Alguns mais afoitos chegam a propor até mesmo o abandono do Mercosul, na tentativa de impor um retrocesso na política comercial do governo Lula, e numa volta a uma submissão quase que incondicional às grandes potências – numa expectativa de obter um naco de um rico mercado para seu nicho, ignorando a totalidade dos interesses do Brasil como nação. Um de seus porta-vozes é nada menos que o sr. Fernando Henrique Cardoso como, em palestra recente, criticou a política comercial do governo Lula, que para ele deve “tomar uma posição ofensiva e ter uma visão econômica mais clara” (9).
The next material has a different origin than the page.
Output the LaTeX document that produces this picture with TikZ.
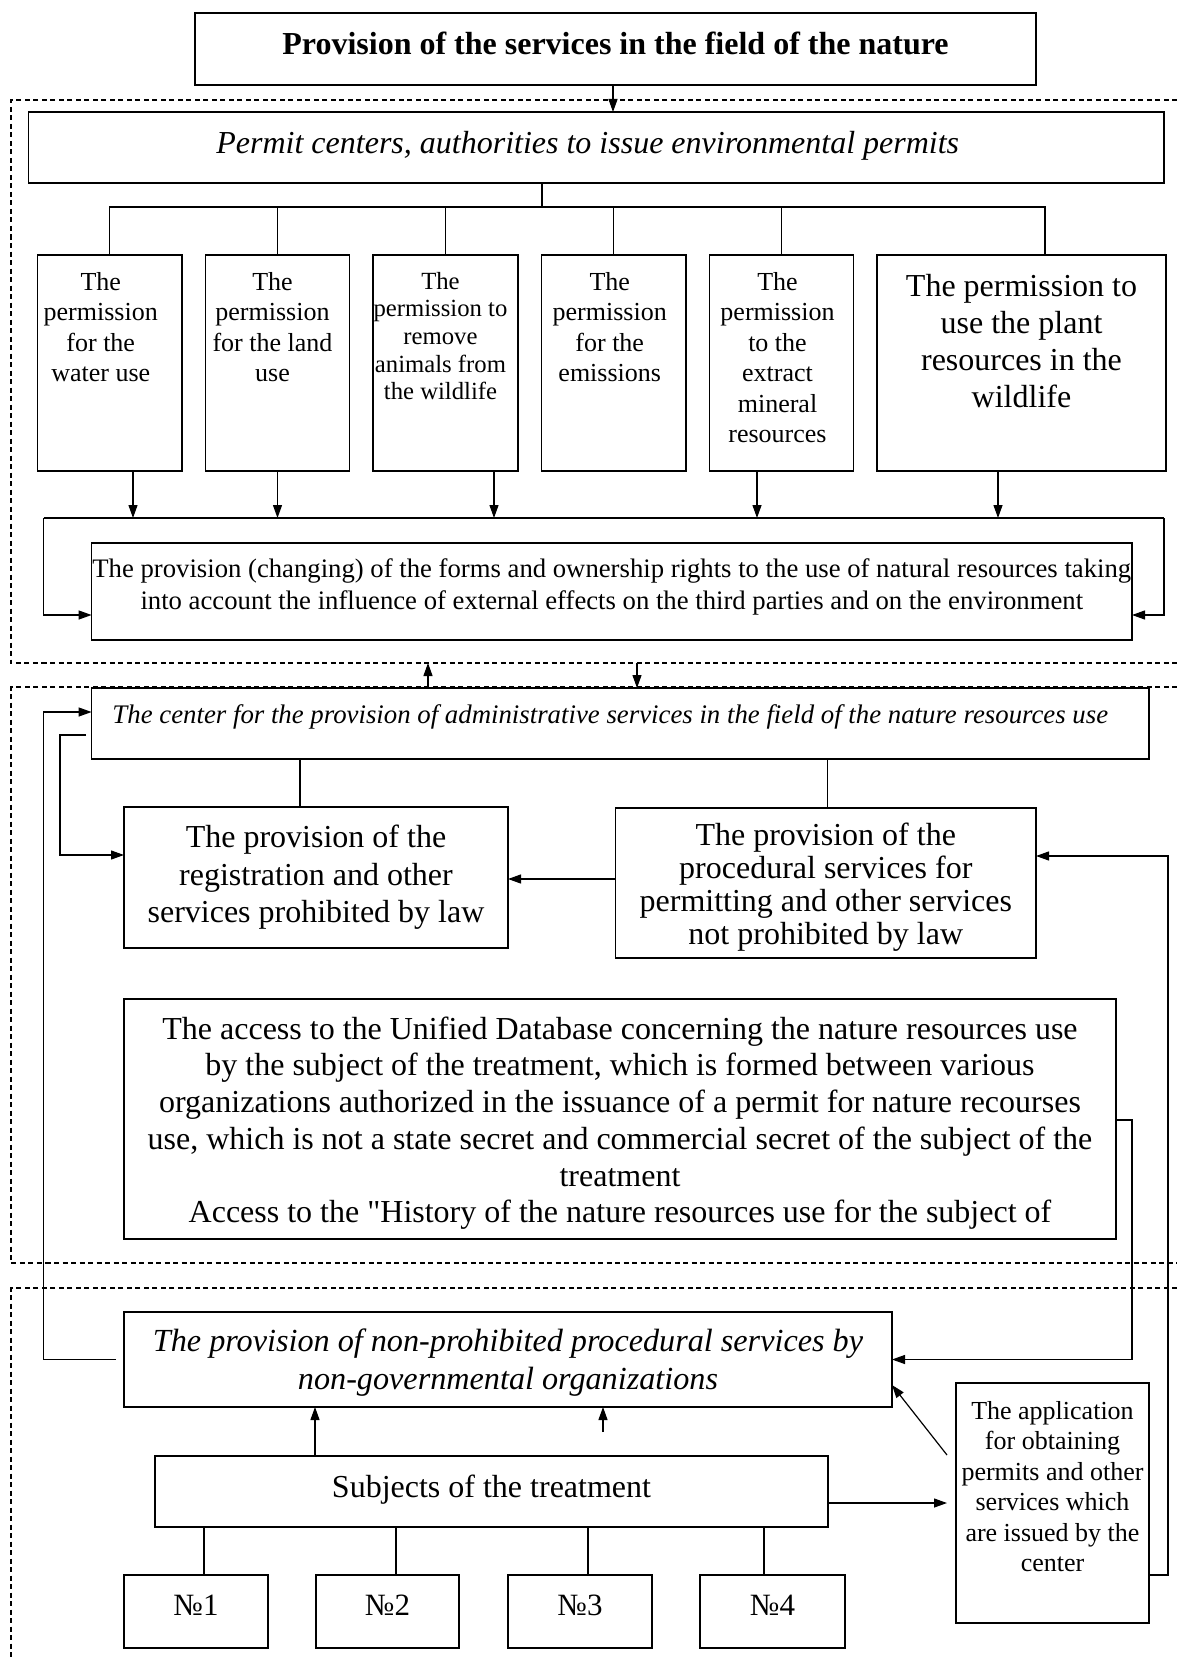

A julgar por seu governo, talvez FHC esteja lamentando o abandono de sua política de bajulação aos ricos, em troca de algumas migalhas e de soberba e arrogância em relação aos países em desenvolvimento.
A estratégia de inserção internacional do Brasil passa necessariamente pela consolidação do espaço sul-americano como espaço fundamental para contrabalançar os desequilíbrios de um mundo unipolar, sendo, nesse sentido, uma opção estratégica para nosso país e para toda a América do Sul.
Ronaldo Carmona é graduando em ciências sociais e membro da Comissão de Relações Internacionais do PCdoB.
Notas
(1) Dentre outras, destaca-se a de Hugo Chávez (1998) na Venezuela; Lula (2002) no Brasil; Nestor Kirchner (2003) na Argentina; e Tabaré Vasquez (2004) no Uruguai.
(2) Associação Latino-Americana de Integração, sucessora da Associação Latino-Americana de Livre Comércio (Alalc), criada em 1960 pelo Tratado de Montevidéu e constituída pelos países sul-americanos, pelo México e por Cuba.
(3) Trata-se do chamado Acordo de Complementação Econômica (ACE) nº 59, subscrito pelos quatro integrantes do Mercosul e por três países da Comunidade Andina (Colômbia, Equador e Venezuela). Dos outros três países andinos, Chile e Bolívia já são membros associados ao Mercosul e o Peru já havia assinado o ACE nº 58 (Mercosul-Peru).
(4) Ver Programa de Trabalho do Mercosul 2004-2006 (Mercosul/CMC/DEC nº 26/03), idéia em execução visando à revitalização econômico-comercial, física e energética, cientifica e tecnológica, social e institucional do Bloco, proposta pelo governo brasileiro e aprovada na reunião de Montevidéu em dezembro de 2003.
(5) Para as citações deste parágrafo, e razões do fracasso do acordo, ver CARMONA, Ronaldo, “O fracasso do acordo com a União Européia e o Projeto Nacional” (2004) in www.vermelho.org.br
(6) ver “Subsídios norte-americanos ao algodão”, nota do Ministério das Relações Exteriores do Brasil, in www.mre.gov.br
(7) COSTA, Darc. (2003). Estratégia Nacional – A Cooperação Sul-Americana como caminho para a inserção internacional do Brasil. Porto Alegre: L&PM Editores.
(8) Ver FRAGA, Rosendo, “La energia como factor politico em America del Sur”, in: www.nuevamayoria.com/ES.
(9) in Folha on line, edição eletrônica, 25/11/2004.